Another way for retailers to infuse human intuition into their predictive AI solutions is to equip associates with AI-generated data to support their real-time decisions. This strategy, which has enabled teams comprised of human chess players working with computers to beat both human and computer opponents working alone, has been dubbed “racing with the machine” by MIT Sloan School of Management professor Erik Brynjolfsson. Two enterprise areas retailers can optimize with this strategy are merchandising and clienteling.

Merchandising
Since the late 1990s, retailers have been leveraging an increasingly sophisticated set of algorithms to optimize precisely what products are offered at a specific store, where they are placed, and how they are priced.

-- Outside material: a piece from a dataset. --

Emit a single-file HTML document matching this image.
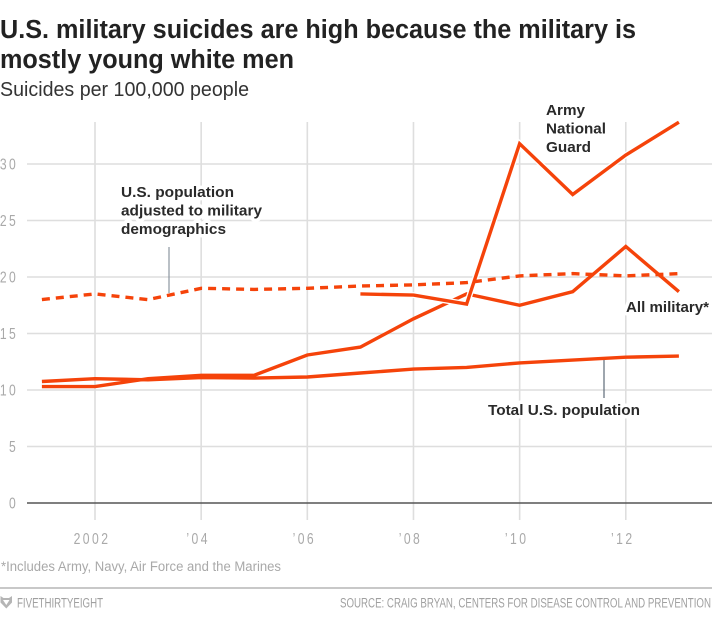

AI technology can process billions of data points to refine store-level merchandising decisions far beyond human capability.

But store managers and associates can still play a vital role in store-level merchandising. Local events, small shifts in shopper demographics, and even the needs of individual customers may create variables that slip by AI analytics but are noticed by the humans working in the store. Integrating that knowledge into merchandising algorithms will only make them stronger.

Clienteling
Many retailers use some variety of clienteling in their stores. This strategy uses AI analytics to provide store associates and managers with real-time discounts and deals to offer a shopper who opts in to be identified. An AI-based CRM solution can instantly analyze in-depth historical customer data to create individually targeted promotions at a much more granular level than any human could.

Properly calibrated clienteling systems can greatly improve the success rate of in-store promotions. However, retailers should consider providing at least some associates and managers with the capability to override or augment AI-based promotional recommendations, based on their in-person observations. 

A trained store worker who sees a customer eyeing a product not included in their previous browsing/purchase history, or discovers through conversation that a shopper has just taken up a new hobby or is looking for a gift, can create an on-the-spot personalized offer that even the best AI system would miss.